Councillor: City is ‘heading for disaster’ and mortgaging our children’s future with excessive borrowing
Coun. Tony Scarcella again railed against runaway spending at city hall, this time in response to city plans to borrow $2.62 million for five capital projects.
“We’re heading for disaster. Our taxes will be so high that we won’t [be able to] afford to live in Revelstoke,” Scarcella told council, adding the city was effectively mortgaging the future of its younger residents.
Scarcella’s comments came about during the first readings of borrowing bylaws for five projects. The plans are to borrow:
– $300,000 to repair the Revelstoke Courthouse roof
– $620,000 for roadwork, including repairs to Powerhouse Road and other streets.
– $1 million to replace the Downie force main
– $500,000 to desludge one of two lagoons at the sewage treatment plant
– $200,000 to repair the Revelstoke Community Centre roof
A report from CAO Tim Palmer notes the projects will add $1.12 million in new general debt to the existing $10,222,929 in existing general debt, for a total of $11,342,929. The new borrowing will increase interest and principal repayments by an extra $90,000 annually.

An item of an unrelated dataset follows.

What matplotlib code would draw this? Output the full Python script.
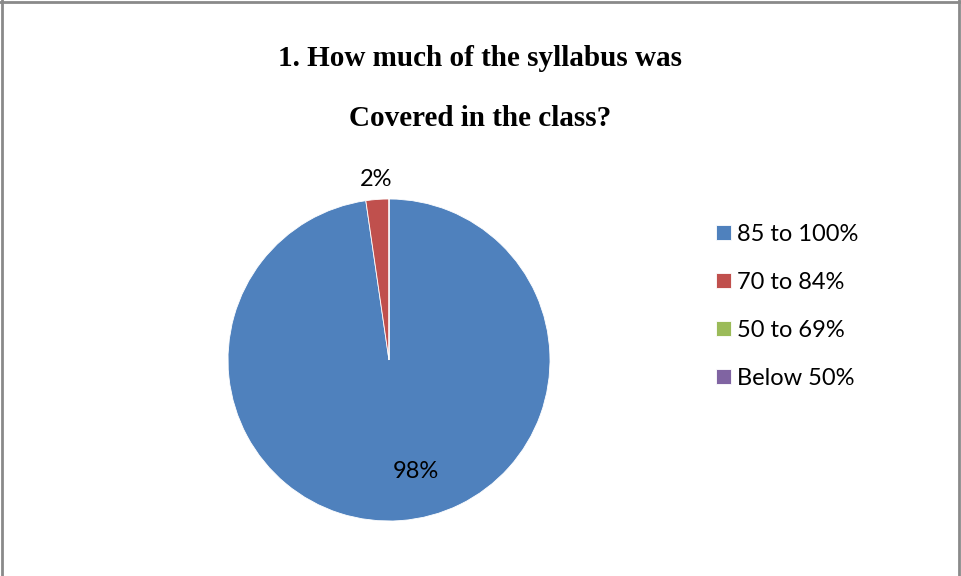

Sewer debt will increase by $1.5 million. This will be added to the existing $5,366,898 in sewer debt for a new total of $6,866,898. New interest payments will amount to $120,000 for sewer debt.
The borrowing means the city will pay an extra $210,000 annually in principal and interest payments, Palmer’s report states.
In his report, Palmer also notes that borrowing for these types of capital projects in problematic. “These are all important projects; however we need to ensure that future capital priorities are financed in a sustainable way,” he writes.
Palmer also notes that a recent city strategic planning process had explored priorities for 2012. The process including planning for projects “within the community’s financial limits,” Palmer wrote. “We are fortunate that interest rates are very attractive at this time.”
The city’s strategic plan is scheduled to be unveiled at a June 21 committee meeting.